- **YOUR GOAL**: Leaving out every picture, quote the data below exactly as it appears.

* Start PROVIDED MATERIAL *

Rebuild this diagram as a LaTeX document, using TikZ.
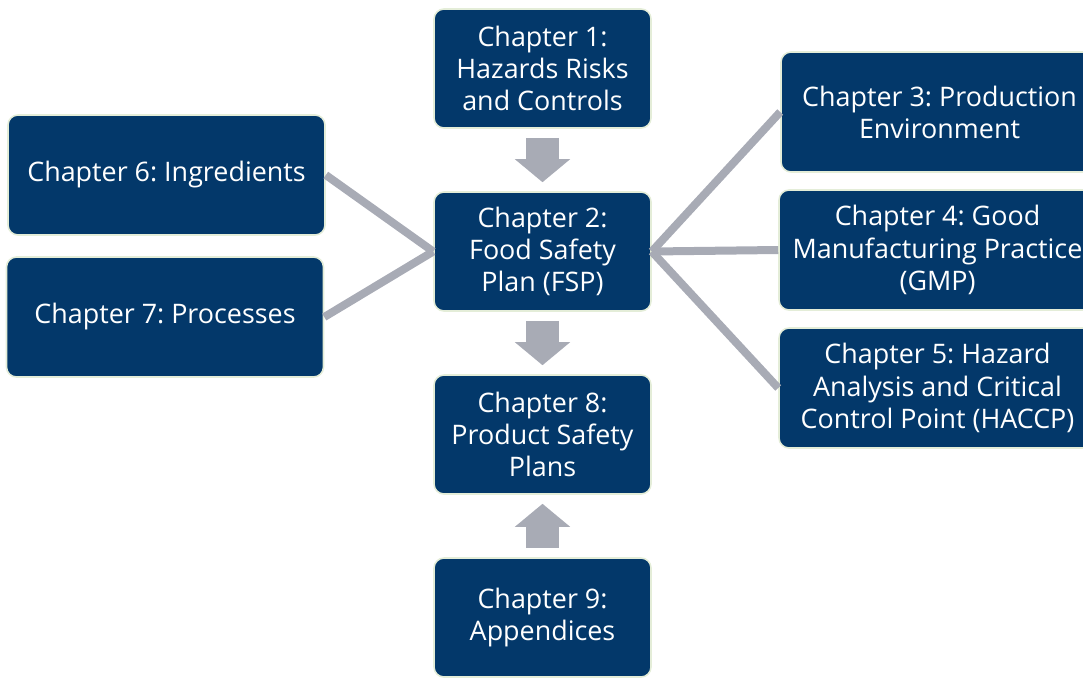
\documentclass[tikz,border=0pt]{standalone}
\usepackage{fontspec}
\setmainfont{Open Sans}
\usetikzlibrary{arrows.meta}

\definecolor{chapterblue}{HTML}{03386A}
\definecolor{chapteredge}{HTML}{E4EDD8}
\definecolor{linkgray}{HTML}{A8ABB5}

\begin{document}
\frenchspacing
\begin{tikzpicture}[
	node distance=3.66cm,
	block/.style={rectangle, draw=chapteredge, line width=0.9pt, fill=chapterblue, text=white, rounded corners=0.2cm, align=center, minimum width=4.34cm, minimum height=2.38cm, font=\fontsize{15.3}{18.3}\selectfont},
	wide/.style={block, minimum width=6.34cm, minimum height=2.4cm},
	arrow/.style={linkgray, line width=0.66cm, -{Triangle[width=1.08cm, length=0.46cm]}, shorten <=0.18cm, shorten >=0.18cm},
	link/.style={linkgray, line width=0.16cm}
	]
	
	\useasboundingbox (0,0) rectangle (21.66,-13.54);
	\clip (0,0) rectangle (21.66,-13.54);
	
	% Main column
	\node[block] (ch1) at (10.85,-1.37) {Chapter 1:\\ Hazards Risks\\ and Controls};
	\node[block, below of=ch1] (ch2) {Chapter 2:\\ Food Safety\\ Plan (FSP)};
	\node[block, below of=ch2] (ch8) {Chapter 8:\\ Product Safety\\ Plans};
	\node[block, below of=ch8] (ch9) {Chapter 9:\\ Appendices};
	
	% Left side
	\node[wide] (ch6) at (3.33,-3.50) {Chapter 6: Ingredients};
	\node[wide] (ch7) at (3.30,-6.34) {Chapter 7: Processes};
	
	% Right side
	\node[wide] (ch3) at (18.79,-2.24) {Chapter 3: Production\\ Environment};
	\node[wide] (ch4) at (18.75,-5.00) {Chapter 4: Good\\ Manufacturing Practice\\ (GMP)};
	\node[wide] (ch5) at (18.75,-7.76) {Chapter 5: Hazard\\ Analysis and Critical\\ Control Point (HACCP)};
	
	% Arrows
	\draw[arrow] (ch1) -- (ch2);
	\draw[arrow] (ch2) -- (ch8);
	\draw[arrow] (ch9) -- (ch8);
	
	% Links
	\draw[link] (ch6.east) -- (ch2.west);
	\draw[link] (ch7.east) -- (ch2.west);
	\draw[link] (ch2.east) -- (ch3.west);
	\draw[link] (ch2.east) -- (ch4.west);
	\draw[link] (ch2.east) -- (ch5.west);
	
\end{tikzpicture}
\end{document}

* End PROVIDED MATERIAL *

- **ANSWER TO THE TASK**:
Rebuild this diagram as a LaTeX document, using TikZ.
\documentclass[tikz,border=0pt]{standalone}
\usepackage{fontspec}
\setmainfont{Open Sans}
\usetikzlibrary{arrows.meta}

\definecolor{chapterblue}{HTML}{03386A}
\definecolor{chapteredge}{HTML}{E4EDD8}
\definecolor{linkgray}{HTML}{A8ABB5}

\begin{document}
\frenchspacing
\begin{tikzpicture}[
	node distance=3.66cm,
	block/.style={rectangle, draw=chapteredge, line width=0.9pt, fill=chapterblue, text=white, rounded corners=0.2cm, align=center, minimum width=4.34cm, minimum height=2.38cm, font=\fontsize{15.3}{18.3}\selectfont},
	wide/.style={block, minimum width=6.34cm, minimum height=2.4cm},
	arrow/.style={linkgray, line width=0.66cm, -{Triangle[width=1.08cm, length=0.46cm]}, shorten <=0.18cm, shorten >=0.18cm},
	link/.style={linkgray, line width=0.16cm}
	]
	
	\useasboundingbox (0,0) rectangle (21.66,-13.54);
	\clip (0,0) rectangle (21.66,-13.54);
	
	% Main column
	\node[block] (ch1) at (10.85,-1.37) {Chapter 1:\\ Hazards Risks\\ and Controls};
	\node[block, below of=ch1] (ch2) {Chapter 2:\\ Food Safety\\ Plan (FSP)};
	\node[block, below of=ch2] (ch8) {Chapter 8:\\ Product Safety\\ Plans};
	\node[block, below of=ch8] (ch9) {Chapter 9:\\ Appendices};
	
	% Left side
	\node[wide] (ch6) at (3.33,-3.50) {Chapter 6: Ingredients};
	\node[wide] (ch7) at (3.30,-6.34) {Chapter 7: Processes};
	
	% Right side
	\node[wide] (ch3) at (18.79,-2.24) {Chapter 3: Production\\ Environment};
	\node[wide] (ch4) at (18.75,-5.00) {Chapter 4: Good\\ Manufacturing Practice\\ (GMP)};
	\node[wide] (ch5) at (18.75,-7.76) {Chapter 5: Hazard\\ Analysis and Critical\\ Control Point (HACCP)};
	
	% Arrows
	\draw[arrow] (ch1) -- (ch2);
	\draw[arrow] (ch2) -- (ch8);
	\draw[arrow] (ch9) -- (ch8);
	
	% Links
	\draw[link] (ch6.east) -- (ch2.west);
	\draw[link] (ch7.east) -- (ch2.west);
	\draw[link] (ch2.east) -- (ch3.west);
	\draw[link] (ch2.east) -- (ch4.west);
	\draw[link] (ch2.east) -- (ch5.west);
	
\end{tikzpicture}
\end{document}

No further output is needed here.